The electricity subsidy shock

The electricity subsidy shock

A significant rise in the price of electricity announced by state-controlled Public Power Corporation (PPC) for September forced the government to raise its electricity subsidy for September to 1.9 billion euros, from €1.1 billion in August.

The subsidy level inevitably follows the PPC’s pricing policy, since it is the dominant player in the market, with 63% of consumers choosing it.

While PPC had the lowest price of all electricity providers in August (€0.48 per kilowatt-hour) it raised its September price to €0.788 for those consuming up to 500kWh per month and €0.80 for heavier consumers. 

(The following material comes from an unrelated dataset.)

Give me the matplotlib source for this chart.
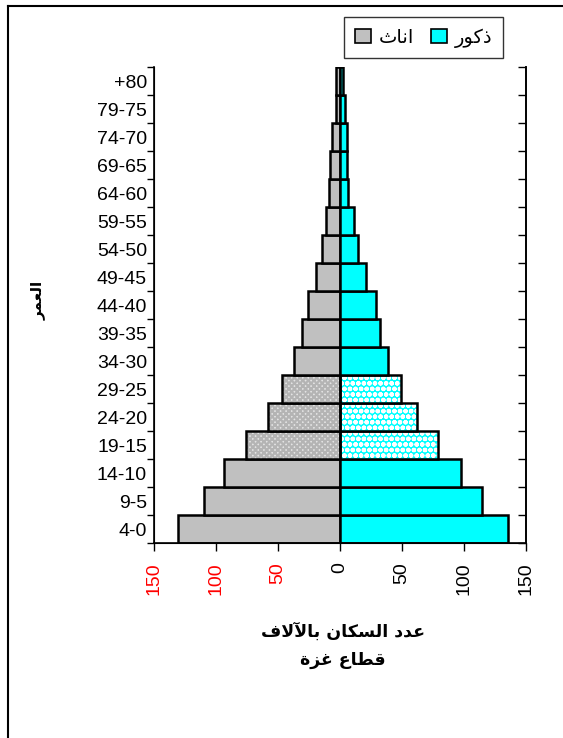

In order to stick to its commitment for an actual charge to consumers between €0.14-0.17 per kWh the government had to adjust its subsidy level accordingly, raising it by over 72%.

A positive effect of this policy is that, for some lucky consumers, bills this month may come very low, even negative, just for the power consumption part, before other charges are factored in.

Critics of the government’s calculation of the subsidy say that it puts a heavy burden on the budget and, therefore, on taxpayers, gives a wrong impression to consumers about the real cost of electricity and does not provide enough of an incentive to providers to cut prices or, at least, contain them.

Among the consumers set to benefit the most are those who signed up with electricity provided Heron’s generous pricing program. At €0.75 per kilowatt-hour, it also provides, like some of its competitors, a 20% discount to those who pay their bills on time, thus lowering for them the price to €0.60/kWh. When the state subsidy kicks in, customers will pay just €0.111/kWh and the really good payers will be charged a negative rate (-€0.039/kWh). The discount will be credited in the bill after the one in September.

After deducting the subsidy, customers of provider Fysiko Aerio will pay €0.04/kWh and half that if they pay on time. Elpedison’s rate falls to €0.044/kWh, Zenith’s to €0.048/kWh, Elin’s to €0.06 and NRG’s to €0.109. PPC, as we have mentioned, has the highest net rate, at €0.149 and €0.161 for heavy consumers, followed by Watt+Volt (€0.145) and Protergia (€0.131).